White men berated a Puerto Rican woman in a Chicago park for wearing a shirt with the Puerto Rican flag, and restaurant workers for speaking Spanish in a New York restaurant. Some whites feel threatened by the demographic changes in the United States and express their frustrations much like the New York lawyer who told the restaurant workers, “My guess is [you aren’t] documented, so my next call is to ICE,” and added, “[They] come here and live off my money — I pay for their welfare. … The least they can do is speak English.”
All these incidents exemplify whites’ racialized emotions (anger, frustration, disgust, etc.), but many, focused on the presumed violation of racial norms, ignore the racialized emotions they generate on the victims. That 8-year-old girl reported to the police — what will be her scars?

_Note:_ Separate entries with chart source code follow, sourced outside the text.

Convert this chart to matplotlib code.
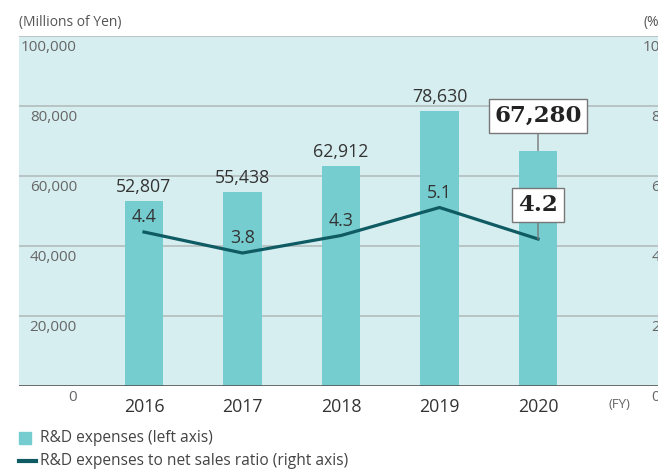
import matplotlib
matplotlib.use("Agg")
from matplotlib import pyplot as plt
from matplotlib.transforms import blended_transform_factory

plt.rcParams['font.family'] = ['Open Sans', 'DejaVu Sans']

years = ['2016', '2017', '2018', '2019', '2020']
expenses = [52807, 55438, 62912, 78630, 67280]
ratio = [4.4, 3.8, 4.3, 5.1, 4.2]
left_ticks = [0, 20000, 40000, 60000, 80000, 100000]
right_ticks = [0, 2, 4, 6, 8, 10]

bar_color = '#76cdd0'
line_color = '#0e5b63'
bg_color = '#d7eef0'
grid_color = '#b4bcbd'

fig = plt.figure(figsize=(6.58, 4.71), dpi=100)
ax = fig.add_axes([19 / 658, 85 / 471, 651 / 658, 350 / 471])
ax.set_facecolor(bg_color)
x = list(range(len(years)))

ax.set_xlim(-1.269, 5.34)
ax.set_ylim(0, 100000)
for t in left_ticks[1:]:
    ax.axhline(t, color=grid_color, lw=1.2, zorder=1)
ax.axhline(0, color='#555555', lw=1.2, zorder=4)
ax.bar(x, expenses, width=0.386, color=bar_color, zorder=2)

for s in ax.spines.values():
    s.set_visible(False)
ax.set_xticks([])
ax.set_yticks([])

ax2 = ax.twinx()
ax2.set_ylim(0, 10)
for s in ax2.spines.values():
    s.set_visible(False)
ax2.set_yticks([])
ax2.plot(x[:len(ratio)], ratio, color=line_color, lw=2.3, zorder=5)

# left axis labels, right aligned inside the plot
trl = blended_transform_factory(ax.transAxes, ax.transData)
for t in left_ticks:
    ax.text(0.089, t - 3300, f'{t:,}', transform=trl, ha='right', va='center',
            fontsize=11, color='#666666')
ax.text(0.0, 1.04, '(Millions of Yen)', transform=ax.transAxes, ha='left',
        va='center', fontsize=10, color='#555555')

# right axis labels (cut off by figure edge)
trr = blended_transform_factory(ax2.transAxes, ax2.transData)
for t in right_ticks:
    ax2.text(0.985, t - 0.33, f'{t}', transform=trr, ha='right', va='center',
             fontsize=11, color='#666666')
ax2.text(0.99, 1.04, '(%)', transform=ax2.transAxes, ha='right',
         va='center', fontsize=10, color='#555555')

# year labels
for i, y in enumerate(years):
    ax.text(i, -6000, y, ha='center', va='center', fontsize=12.8, color='#333333',
            clip_on=False)
ax.text(4.83, -5300, '(FY)', ha='center', va='center', fontsize=9.5,
        color='#666666', clip_on=False)

# value labels
for i in range(len(years) - 1):
    ax.annotate(f'{expenses[i]:,}', (x[i], expenses[i]), xytext=(0, 10),
                textcoords='offset points', ha='center', va='center',
                fontsize=12.8, color='#333333', zorder=6)
    ax2.annotate(f'{ratio[i]}', (x[i], ratio[i]), xytext=(0, 10.5),
                 textcoords='offset points', ha='center', va='center',
                 fontsize=12.8, color='#333333', zorder=6)

box = dict(boxstyle='square,pad=0.25', fc='white', ec='#777777', lw=1)
arrow = dict(arrowstyle='-', color='#777777', lw=1, shrinkA=0, shrinkB=0)
ax2.annotate(f'{expenses[4]:,}', (x[4], expenses[4] / 10000), xytext=(0, 25),
             textcoords='offset points', ha='center', va='center',
             fontsize=16.5, fontweight='bold', family='DejaVu Serif',
             color='#222222', bbox=box, arrowprops=arrow, zorder=7)
ax2.annotate(f'{ratio[4]}', (x[4], ratio[4]), xytext=(0, 24.5),
             textcoords='offset points', ha='center', va='center',
             fontsize=16.5, fontweight='bold', family='DejaVu Serif',
             color='#222222', bbox=box, arrowprops=arrow, zorder=7)

# legend
fig.patches.append(plt.Rectangle((19 / 658, 1 - 444 / 471), 12 / 658, 12 / 471,
                                 transform=fig.transFigure, color=bar_color))
fig.text(40 / 658, 1 - 438 / 471, 'R&D expenses (left axis)', ha='left',
         va='center', fontsize=11.2, color='#444444')
fig.lines.append(plt.Line2D([19 / 658, 36 / 658], [1 - 461 / 471, 1 - 461 / 471],
                            transform=fig.transFigure, color=line_color, lw=3))
fig.text(40 / 658, 1 - 461 / 471, 'R&D expenses to net sales ratio (right axis)',
         ha='left', va='center', fontsize=11.2, color='#444444')

fig.savefig('out.png', dpi=100)
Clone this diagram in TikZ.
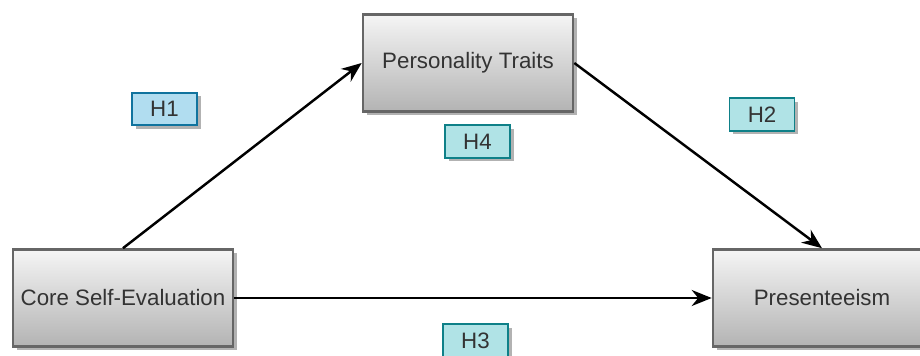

During the ASA’s conference, scheduled for Aug. 11-14 in Philadelphia, attendees will deal with dozens of controversial, topical social issues. “Feeling Race” is the general theme because this racially difficult time is, socially and politically, the ripe moment to think about it. We will explore the various ways in which racialized emotions matter.
And we are not just talking scholar to scholar. Policymakers and social analysts should care about “feeling race” because emotions, more than cognitions or analysis, drive social action and impact our political environment. We need to study how emotions work, examine their effects, and contemplate how we can change them. The goal is moving all of us from “feeling race” to, in the words of legal scholar Janine Young Kim, “feeling equality.”
Only when we see one another as fellow humans, will we be able to create the beloved community that Martin Luther King dreamed about.
Eduardo Bonilla-Silva is president of the American Sociological Association and James B. Duke Professor of Sociology at Duke University. His most recent book is “Racism without Racists: Color-Blind Racism and the Persistence of Racial Inequality in America” (Rowman & Littlefield, 2017).